AMFIU in partnership with opportunity bank recently conducted a study determine the level of financial literacy knowledge of persons with disability. The study was undertaken among the isave groups in eastern Uganda. Both quantitative and qualitative methodologies were employed to collect and analyze the data to reach the recommendations.

According to the study, in terms of financial literacy training at least 60% of the respondents had received trainings in financial literacy yet only 45% exhibited confidence in handling money matters. In addition, deeper probing into the knowledge on the modules attended indicated gaps that can be covered through conducting more such trainings observing the proposed conditions as detailed in the report.

On knowledge in business skills development the study found out that 93% of the respondents were running businesses with 63% of these keeping some form of records.

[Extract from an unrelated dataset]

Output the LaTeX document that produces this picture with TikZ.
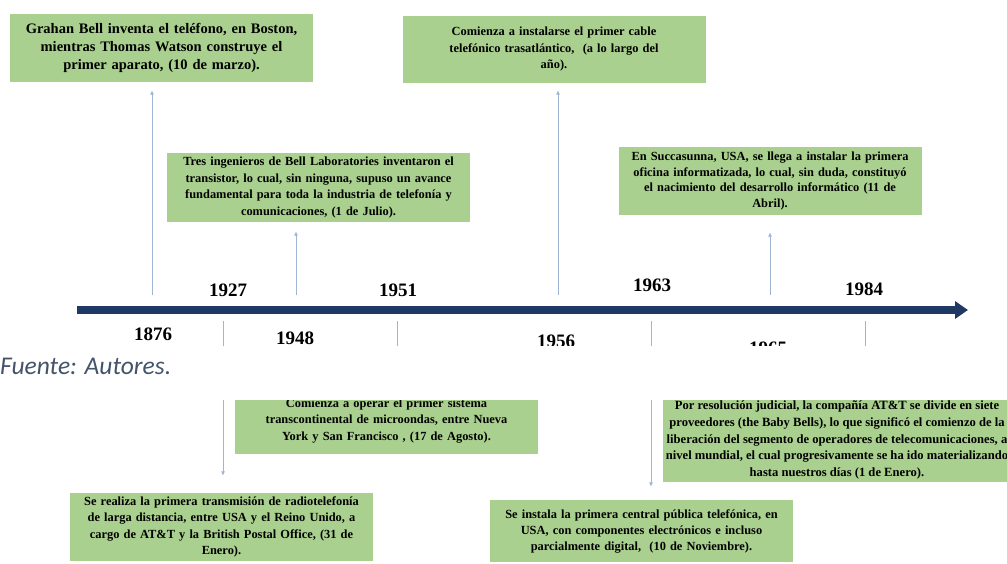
\documentclass[tikz,border=0pt]{standalone}
\usepackage{fontspec}
\setmainfont{Liberation Serif}
\newfontfamily\notefont{Carlito}
\usetikzlibrary{arrows.meta}

\definecolor{boxgreen}{RGB}{169,208,142}
\definecolor{linenavy}{RGB}{31,56,100}
\definecolor{linkblue}{RGB}{160,180,214}
\definecolor{notegray}{RGB}{68,84,106}

\begin{document}
\begin{tikzpicture}[x=1pt, y=-1pt,
  event/.style={fill=boxgreen, text width=292pt, inner xsep=5.5pt, inner ysep=0pt,
    align=center, font=\bfseries\fontsize{12.4}{16.5}\selectfont},
  year/.style={font=\bfseries\fontsize{19}{19}\selectfont, inner sep=0pt},
  link/.style={linkblue, line width=1pt, -{Latex[length=4.5pt,width=4pt]}},
  timeline/.style={linenavy, line width=8.5pt, -{Triangle[length=13pt,width=17pt]}}]

  \clip (0,0) rectangle (1007,563);

  % time axis
  \coordinate (t0) at (77,310);
  \coordinate (t1) at (968,310);
  \draw[timeline] (t0) -- (t1);

  \coordinate (e1876) at (152,295);
  \coordinate (e1948) at (296,295);
  \coordinate (e1956) at (558,295);
  \coordinate (e1965) at (770,295);
  \coordinate (e1927) at (223,321);
  \coordinate (e1951) at (397,321);
  \coordinate (e1963) at (651,321);
  \coordinate (e1984) at (865,321);

  \node[year] (y1927) at (228,290) {1927};
  \node[year] (y1951) at (398,290) {1951};
  \node[year] (y1963) at (652,285) {1963};
  \node[year] (y1984) at (864,289) {1984};
  \node[year] (y1876) at (153,334) {1876};
  \node[year] (y1948) at (295,338) {1948};
  \node[year] (y1956) at (556,341) {1956};
  \node[year] (y1965) at (768,348) {1965};

  % events above the axis
  \node[event, minimum height=68pt, font=\bfseries\fontsize{14.5}{18}\selectfont] (b1876) at (161.5,48)
    {Grahan Bell inventa el teléfono, en Boston,\\ mientras Thomas Watson construye el\\ primer aparato, (10 de marzo).};
  \node[event, minimum height=69pt] (b1948) at (318.5,187.5)
    {Tres ingenieros de Bell Laboratories inventaron el\\ transistor, lo cual, sin ninguna, supuso un avance\\
     fundamental para toda la industria de telefonía y\\ comunicaciones, (1 de Julio).};
  \node[event, minimum height=67pt] (b1956) at (554,49.5)
    {Comienza a instalarse el primer cable\\ telefónico trasatlántico,\ \ (a lo largo del\\ año).};
  \node[event, minimum height=68pt, font=\bfseries\fontsize{12.4}{15.5}\selectfont] (b1965) at (770,181)
    {En Succasunna, USA, se llega a instalar la primera\\ oficina informatizada, lo cual, sin duda, constituyó\\
     el nacimiento del desarrollo informático (11 de\\ Abril).};

  % events below the axis
  \node[event, minimum height=65pt] (b1951) at (386.5,421)
    {Comienza a operar el primer sistema\\ transcontinental de microondas, entre Nueva\\ York y San Francisco , (17 de Agosto).};
  \node[event, minimum height=84pt, text width=, minimum width=348pt, inner xsep=0pt, font=\bfseries\fontsize{12.6}{16.8}\selectfont] (b1984) at (837,440)
    {Por resolución judicial, la compañía AT\&T se divide en siete\\ proveedores (the Baby Bells), lo que significó el comienzo de la\\
     liberación del segmento de operadores de telecomunicaciones, a\\ nivel mundial, el cual progresivamente se ha ido materializando\\
     hasta nuestros días (1 de Enero).};
  \node[event, minimum height=68pt] (b1927) at (221.5,527)
    {Se realiza la primera transmisión de radiotelefonía\\ de larga distancia, entre USA y el Reino Unido, a\\
     cargo de AT\&T y la British Postal Office, (31 de\\ Enero).};
  \node[event, minimum height=62pt, font=\bfseries\fontsize{12.4}{16}\selectfont] (b1963) at (641.5,531)
    {Se instala la primera central pública telefónica, en\\ USA, con componentes electrónicos e incluso\\ parcialmente digital,\ \ (10 de Noviembre).};

  \draw[link, shorten >=8pt] (e1876) -- (b1876.south -| e1876);
  \draw[link, shorten >=9pt] (e1948) -- (b1948.south -| e1948);
  \draw[link, shorten >=7pt] (e1956) -- (b1956.south -| e1956);
  \draw[link, shorten >=17pt] (e1965) -- (b1965.south -| e1965);
  \draw[link, shorten >=17pt] (e1927) -- (b1927.north -| e1927);
  \draw[link] (e1951) -- (b1951.north -| e1951);
  \draw[link, shorten >=13pt] (e1963) -- (b1963.north -| e1963);
  \draw[link] (e1984) -- (b1984.north -| e1984);

  % cut between the two halves
  \fill[white] (0,346) rectangle (1007,400);
  \node[anchor=west, inner sep=0pt, text=notegray, font=\notefont\itshape\fontsize{25.5}{25.5}\selectfont] (fuente) at (0,366) {Fuente: Autores.};
\end{tikzpicture}
\end{document}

On establishment of whether they had received any sort of training in managing business 42% responded in affirmative.

In the area of digital finance, the study found out that 90% of the respondents owned mobile phones. 58% of the respondents acknowledged that using the phone in saving and getting a loan makes it easier to access credit, 39% were comfortable using their phones to save and a bigger number of 60% said no to use of the phone for digital credit.

The interventions that can be observed to attract persons with disabilities to formal financial services, majorly focused on reducing barriers in terms of physical access as well as information and the use of non-discrimination approaches. Charging lower fees and special rates were also highlighted and the active mobilization of persons with disabilities for trainings.

In the area of proper channels of communication for media campaigns on financial literacy, the study found out that only 2% of the respondents owned TV sets making the radio campaigns more suitable for passing the massages on to the communities.